Bunuel, I do not understand this. When you graph $$x^2 - 9 = 0$$ you will get a parabola with roots at 3 and -3. That is because $$\sqrt{9}$$ is 3 or -3, not just 3. When you square root a number, the answer will always be plus/minus because when you square a negative number, it becomes positive. For example, $$\sqrt{25}$$ is 5 or -5, not just 5. This is because $$5^2$$ and $$(-5)^2$$ both equal 25. Why is this different for this question?
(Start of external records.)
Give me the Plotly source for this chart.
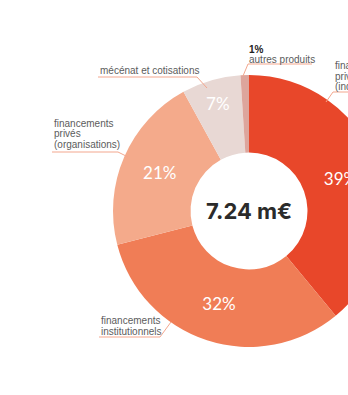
import plotly.graph_objects as go

# ---- data ----
categories = ["financements privés (individus)", "financements institutionnels",
              "financements privés (organisations)", "mécénat et cotisations",
              "autres produits"]
shares = [39, 32, 21, 7, 1]
pct_labels = ["39%", "32%", "21%", "7%", ""]
colors = ["#E8472A", "#F07D56", "#F4AA8B", "#E8D8D4", "#DDA59C"]
total_label = "7.24 m€"

W, H = 400, 395
def px(x, y):
    return x / W, 1 - y / H

# donut geometry in pixels
cx, cy, R = 249, 211, 136
x0, ytop = px(cx - R, cy - R)
x1, ybot = px(cx + R, cy + R)

fig = go.Figure(go.Pie(
    labels=categories, values=shares, text=pct_labels,
    textinfo="text", textposition="inside", insidetextorientation="horizontal",
    hole=0.43, sort=False, direction="clockwise", rotation=0,
    marker=dict(colors=colors, line=dict(width=0)),
    textfont=dict(family="Lato", size=17, color="white"),
    domain=dict(x=[x0, x1], y=[ybot, ytop]),
    showlegend=False, hoverinfo="label+percent",
))

line_col = "#F3A78E"
gray = "#5c5c5c"
annotations = []
shapes = []

def add_line(points):
    path = "M " + " L ".join(f"{px(a, b)[0]},{px(a, b)[1]}" for a, b in points)
    shapes.append(dict(type="path", path=path, xref="paper", yref="paper",
                       line=dict(color=line_col, width=1)))

def add_text(x, y, t, size=10, color=gray, bold=False):
    xx, yy = px(x, y)
    annotations.append(dict(x=xx, y=yy, xref="paper", yref="paper", text=f"<b>{t}</b>" if bold else t,
                            showarrow=False, xanchor="left", yanchor="middle",
                            font=dict(family="Liberation Sans", size=size, color=color)))

# mécénat
add_text(98, 70, "mécénat et cotisations")
add_line([(98, 77), (197, 77), (207, 88)])
# privés organisations
add_text(52, 123, "financements")
add_text(52, 133.5, "privés")
add_text(52, 144.5, "(organisations)")
add_line([(52, 152), (118, 152), (128, 157)])
# institutionnels
add_text(99, 320.5, "financements")
add_text(99, 331, "institutionnels")
add_line([(99, 337), (160, 337), (171, 322)])
# autres produits
add_text(247, 49, "1%", color="#222222", bold=True)
add_text(247, 59, "autres produits")
add_line([(243, 76), (248, 64), (312, 64)])
# privés individus
add_text(333, 65.5, "financements")
add_text(333, 76, "privés")
add_text(333, 86.5, "(individus)")
add_line([(326, 102), (333, 92), (400, 92)])

# centre total
annotations.append(dict(x=px(cx, cy)[0], y=px(cx, cy)[1], xref="paper", yref="paper",
                        text=f"<b>{total_label}</b>", showarrow=False,
                        font=dict(family="Inter", size=22, color="#2b2b2b")))

fig.update_layout(width=W, height=H, margin=dict(l=0, r=0, t=0, b=0),
                  paper_bgcolor="white", plot_bgcolor="white",
                  annotations=annotations, shapes=shapes)

fig.write_html("out.html", post_script=(
    "document.body.style.margin='0';document.body.style.overflow='hidden';"
    "document.documentElement.style.overflow='hidden';"))
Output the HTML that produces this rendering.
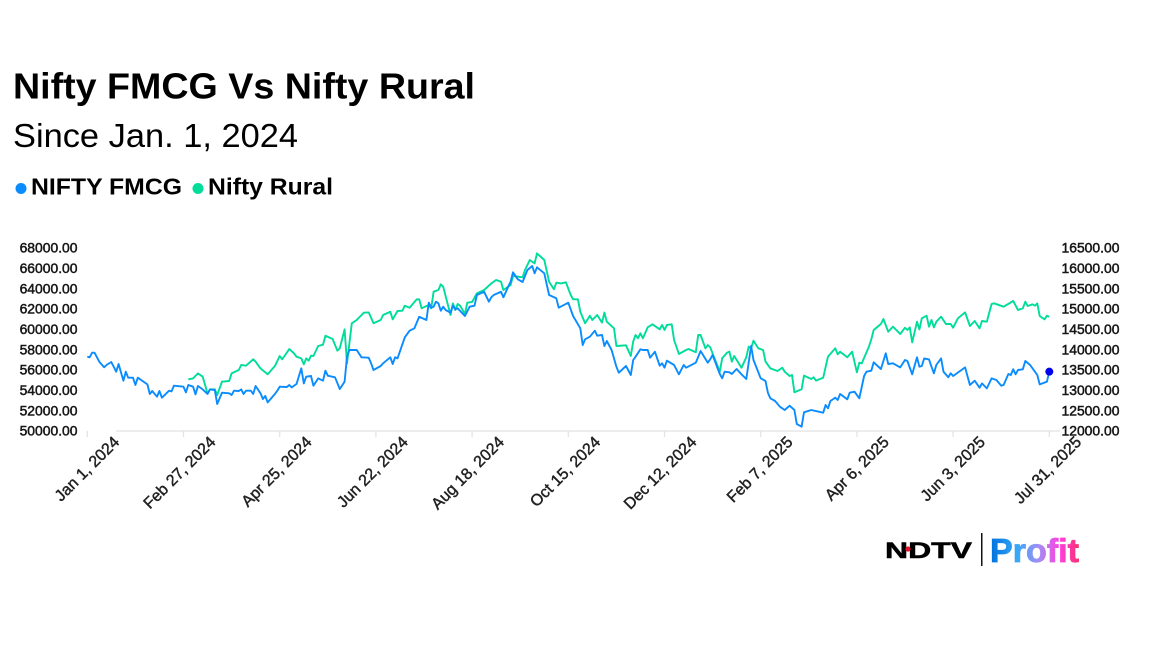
<!DOCTYPE html>
<html lang="en">
<head>
<meta charset="utf-8">
<title>Nifty FMCG Vs Nifty Rural</title>
<style>
html,body{margin:0;padding:0;background:#fff;width:1152px;height:648px;overflow:hidden}
svg{display:block;font-family:"Liberation Sans",Arial,sans-serif}
.ytick{font-size:13.9px;fill:#161616;stroke:#161616;stroke-width:.5px}
.xtick{font-size:16px;fill:#222;stroke:#222;stroke-width:.45px}
</style>
</head>
<body>
<svg id="chart" xmlns="http://www.w3.org/2000/svg" width="1152" height="648" viewBox="0 0 1152 648">
  <defs>
    <linearGradient id="profitGrad" x1="990" x2="1079" y1="0" y2="0" gradientUnits="userSpaceOnUse">
      <stop offset="0" stop-color="#0070dc"/>
      <stop offset=".3" stop-color="#35a8f8"/>
      <stop offset=".55" stop-color="#a58cf5"/>
      <stop offset=".78" stop-color="#ff40e0"/>
      <stop offset="1" stop-color="#f83070"/>
    </linearGradient>
  </defs>
  <rect width="1152" height="648" fill="#fff"/>
  <text x="13" y="98.5" font-size="36" font-weight="bold" fill="#000" textLength="462" lengthAdjust="spacingAndGlyphs">Nifty FMCG Vs Nifty Rural</text>
  <text x="13" y="147" font-size="33" fill="#000" textLength="285" lengthAdjust="spacingAndGlyphs">Since Jan. 1, 2024</text>
  <g>
    <circle cx="21" cy="188.5" r="5.5" fill="#0a8cff"/>
    <text x="31" y="194.5" font-size="23" font-weight="bold" fill="#000" textLength="151" lengthAdjust="spacingAndGlyphs">NIFTY FMCG</text>
    <circle cx="198" cy="188.5" r="5.5" fill="#00dc9a"/>
    <text x="208" y="194.5" font-size="23" font-weight="bold" fill="#000" textLength="125" lengthAdjust="spacingAndGlyphs">Nifty Rural</text>
  </g>
  <g id="xaxis"></g>
  <g id="yleft"></g>
  <g id="yright"></g>
  <g id="series"></g>
  <g>
    <text x="885" y="558" font-size="22" font-weight="bold" fill="#000" stroke="#000" stroke-width=".5" textLength="87" lengthAdjust="spacingAndGlyphs">NDTV</text>
    <circle cx="908" cy="549" r="2.6" fill="#e8102a"/>
    <rect x="981" y="533" width="1.5" height="33" fill="#111"/>
    <text x="990" y="562" font-size="33" font-weight="bold" fill="url(#profitGrad)" stroke="url(#profitGrad)" stroke-width=".8" textLength="89" lengthAdjust="spacingAndGlyphs">Profit</text>
  </g>
</svg>
<script>
const xTickLabels = ["Jan 1, 2024","Feb 27, 2024","Apr 25, 2024","Jun 22, 2024","Aug 18, 2024","Oct 15, 2024","Dec 12, 2024","Feb 7, 2025","Apr 6, 2025","Jun 3, 2025","Jul 31, 2025"];
const xTickDays = [0,40,80,120,160,200,240,280,320,360,400];
const leftTicks = [50000,52000,54000,56000,58000,60000,62000,64000,66000,68000];
const rightTicks = [12000,12500,13000,13500,14000,14500,15000,15500,16000,16500];

const fmcgDays = [0,1,2,3,5,7,8,10,12,13,15,16,17,19,20,21,25,26,27,29,30,31,34,35,36,40,41,42,44,45,46,48,50,51,53,54,56,59,60,61,63,64,65,66,68,69,70,72,73,74,75,78,79,80,83,84,85,87,
89,90,91,93,94,96,98,99,100,103,105,107,108,109,112,114,117,118,119,122,123,126,127,128,129,132,134,136,138,141,142,143,144,145,146,147,148,149,151,152,153,154,157,159,161,162,165,167,168,169,172,173,175,176,177,179,181,183,185,186,187,190,192,195,196,200,202,205,206,207,209,
211,212,214,215,216,218,220,221,224,226,227,228,230,231,233,234,236,238,239,240,241,244,246,248,249,253,255,258,259,260,263,264,265,267,268,270,272,274,276,277,280,282,283,284,286,288,290,292,294,295,297,298,301,306,307,308,309,311,312,313,316,317,319,321,323,324,
326,327,330,332,333,335,338,340,341,343,345,346,347,348,350,351,352,353,355,356,358,359,360,365,367,369,371,372,374,376,378,380,381,383,384,385,386,387,389,390,392,393,395,396,399,400];
const fmcgValues = [57281,57215,57674,57674,56789,56232,56461,56756,55805,56559,54920,55805,55215,55215,54493,55215,54559,53608,53903,53346,53903,53247,53936,53870,54428,54330,53772,54493,54330,53575,54395,54067,53608,54067,54002,52624,53739,53674,53510,53936,53903,54067,53608,53936,53936,53608,54395,53674,53116,53411,52788,53608,53936,54330,54297,54493,54263,54592,
56132,54657,55313,55379,54428,55149,54919,55903,55411,55248,54100,54821,57281,57936,57936,57215,57182,56625,55969,56362,56625,57215,56559,57215,57116,59182,59838,60068,61215,60887,62592,62100,62199,62691,62527,61806,62199,61871,61609,62297,61937,62035,61281,62199,62297,63347,63674,62691,63117,63347,63674,63117,64166,64658,65576,64888,64625,65806,66199,65478,66068,65478,63347,63019,62100,62592,61281,60068,58428,58986,59248,
59839,59347,59413,58331,58823,57937,56298,55708,56363,55478,56954,57282,58003,57937,57937,57183,57774,56396,56626,56200,56888,56462,55544,56462,56200,56692,57839,56692,57020,57446,55577,55150,55806,55740,55577,56068,55544,55085,58331,56954,55150,54888,53740,53183,52921,52363,52035,52462,52035,50658,50396,51806,52035,51773,52527,52199,52920,53249,53019,53610,53085,53740,53839,53183,55380,55806,
55903,56723,56068,57609,56559,56625,56231,56953,56855,55543,57215,56297,56362,57116,57018,56297,55641,56461,57116,55805,55248,55641,55379,56231,54493,54919,54231,54657,54165,55149,54985,54428,54493,55576,55477,56035,55543,55969,56035,56854,56461,56133,55477,54559,54821,55805];

const ruralDays = [42,44,46,48,50,51,53,54,56,59,60,63,64,66,69,70,72,75,78,79,80,81,82,84,86,87,89,90,91,92,93,94,96,98,99,102,104,105,107,108,109,110,112,115,117,119,122,123,126,127,129,131,132,134,137,138,139,142,143,144,146,147,148,151,152,153,154,155,157,158,160,162,165,168,170,172,173,176,177,181,182,184,186,187,190,192,194,195,197,199,201,202,
204,205,207,209,210,212,214,215,216,219,220,224,226,227,228,229,230,231,233,235,238,239,240,241,243,244,246,249,250,253,254,255,257,258,259,263,264,266,267,268,269,272,274,275,276,277,279,281,282,284,287,289,290,292,293,294,297,298,301,302,303,306,308,311,312,
313,316,318,320,321,322,325,326,327,330,331,333,335,338,340,341,342,343,345,346,347,349,350,351,352,353,355,357,359,360,362,365,367,369,371,372,374,376,377,381,385,387,389,390,391,393,394,395,396,398,399,400];
const ruralValues = [13263,13287,13410,13328,12918,13017,13017,12877,13205,13222,13410,13492,13615,13599,13755,13697,13533,13386,13591,13714,13836,13755,13836,14009,13902,13820,13779,13632,13779,13722,13845,13836,14082,14115,14336,14254,13968,14025,14492,13656,14148,14640,14722,14902,14910,14640,14722,14845,14927,14738,14943,14951,15074,15025,15230,15230,15009,15090,15009,15418,15459,15599,15541,14845,15131,14968,15115,15074,14869,15148,15164,15377,15459,15623,15705,15664,15459,15582,15804,15771,15951,16197,16115,16361,16197,15664,15476,15640,15623,15648,15336,15230,
15231,14927,14640,14829,14722,14845,14657,14903,14681,14517,14083,14099,13837,14190,14354,14272,14395,14272,14542,14616,14493,14600,14476,14600,14616,14231,13886,13985,14009,13927,14354,14354,14026,14108,14050,13452,13780,13919,13944,13698,13837,13550,13804,14067,14026,14214,14026,13985,13698,13534,13468,13550,13452,13345,13370,12944,13018,13354,13272,13313,13231,13304,13821,14026,13878,
13943,13804,13943,13435,13672,13656,14066,14246,14476,14623,14746,14435,14558,14377,14533,14476,14541,14172,14681,14492,14763,14828,14558,14722,14541,14681,14804,14623,14623,14533,14763,14910,14574,14697,14517,14697,14681,15115,15132,15050,15189,14968,15009,15173,15066,15107,15074,15131,14820,14738,14828,14804];

const NS = "http://www.w3.org/2000/svg";
function xScale(day){ return 87.3 + day * (962 / 400); }
function yLeft(v){ return 430.7 - (v - 50000) / 18000 * 183; }
function yRight(v){ return 430.7 - (v - 12000) / 4500 * 183; }
function linePath(days, values, yFn){
  return days.map((d, i) => (i ? "L" : "M") + xScale(d).toFixed(1) + " " + yFn(values[i]).toFixed(1)).join("");
}

const xaxis = document.getElementById("xaxis");
const axisLine = document.createElementNS(NS, "line");


axisLine.setAttribute("x1", xScale(12));
axisLine.setAttribute("x2", xScale(404.5));
axisLine.setAttribute("y1", 431);
axisLine.setAttribute("y2", 431);
axisLine.setAttribute("stroke", "#e2e2e2");
axisLine.setAttribute("stroke-width", "1.2");
xaxis.appendChild(axisLine);

xTickDays.forEach((d, i) => {
  const tick = document.createElementNS(NS, "line");
  
  
  tick.setAttribute("x1", xScale(d));
  tick.setAttribute("x2", xScale(d));
  tick.setAttribute("y1", 431);
  tick.setAttribute("y2", 437);
  tick.setAttribute("stroke", "#e2e2e2");
  tick.setAttribute("stroke-width", "1.2");
  xaxis.appendChild(tick);
  const label = document.createElementNS(NS, "text");
  
  
  const lx = xScale(d) + 33;
  const ly = 443;
  label.setAttribute("class", "xtick");
  label.setAttribute("x", lx);
  label.setAttribute("y", ly);
  label.setAttribute("text-anchor", "end");
  label.setAttribute("transform", "rotate(-45 " + lx + " " + ly + ")");
  label.textContent = xTickLabels[i];
  xaxis.appendChild(label);
});

const yleft = document.getElementById("yleft");
leftTicks.forEach(v => {
  const label = document.createElementNS(NS, "text");
  
  
  label.setAttribute("class", "ytick");
  label.setAttribute("x", 77.5);
  label.setAttribute("y", yLeft(v) + 5);
  label.setAttribute("text-anchor", "end");
  label.textContent = v.toFixed(2);
  yleft.appendChild(label);
});

const yright = document.getElementById("yright");
rightTicks.forEach(v => {
  const label = document.createElementNS(NS, "text");
  
  
  label.setAttribute("class", "ytick");
  label.setAttribute("x", 1061.5);
  label.setAttribute("y", yRight(v) + 5);
  label.textContent = v.toFixed(2);
  yright.appendChild(label);
});

const series = document.getElementById("series");
const ruralLine = document.createElementNS(NS, "path");


ruralLine.setAttribute("d", linePath(ruralDays, ruralValues, yRight));
ruralLine.setAttribute("fill", "none");
ruralLine.setAttribute("stroke", "#00dc9a");
ruralLine.setAttribute("stroke-width", "1.9");
ruralLine.setAttribute("stroke-linejoin", "round");
series.appendChild(ruralLine);

const fmcgLine = document.createElementNS(NS, "path");


fmcgLine.setAttribute("d", linePath(fmcgDays, fmcgValues, yLeft));
fmcgLine.setAttribute("fill", "none");
fmcgLine.setAttribute("stroke", "#0a8cff");
fmcgLine.setAttribute("stroke-width", "1.9");
fmcgLine.setAttribute("stroke-linejoin", "round");
series.appendChild(fmcgLine);

const endDot = document.createElementNS(NS, "circle");


endDot.setAttribute("cx", xScale(fmcgDays[fmcgDays.length - 1]));
endDot.setAttribute("cy", yLeft(fmcgValues[fmcgValues.length - 1]));
endDot.setAttribute("r", 4);
endDot.setAttribute("fill", "#0000ee");
series.appendChild(endDot);
</script>
</body>
</html>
I think what fluke wrote is correct:

fluke wrote:
the question is: If x < 0, what is the value for $$sqrt{-x*\mid x \mid}$$:

$$sqrt{(+x)*(+x)}$$
$$sqrt{x^2}$$
$$\pm x$$

Reasoning is:

Since x < 0; only -x is the valid value. +x can be ignored.

Ans: "A"

What I said there is a fact.

When the GMAT provides the square root sign for an even root, such as $$\sqrt{x}$$ or $$\sqrt[4]{x}$$, then the only accepted answer is the positive root. That is, $$\sqrt{16}=4$$, NOT +4 or -4. Even roots have only a positive value on the GMAT.

In contrast, the equation $$x^2=16$$ has TWO solutions, +4 and -4.

Odd roots have the same sign as the base of the root. For example, $$\sqrt[3]{125} =5$$ and $$\sqrt[3]{-64} =-4$$.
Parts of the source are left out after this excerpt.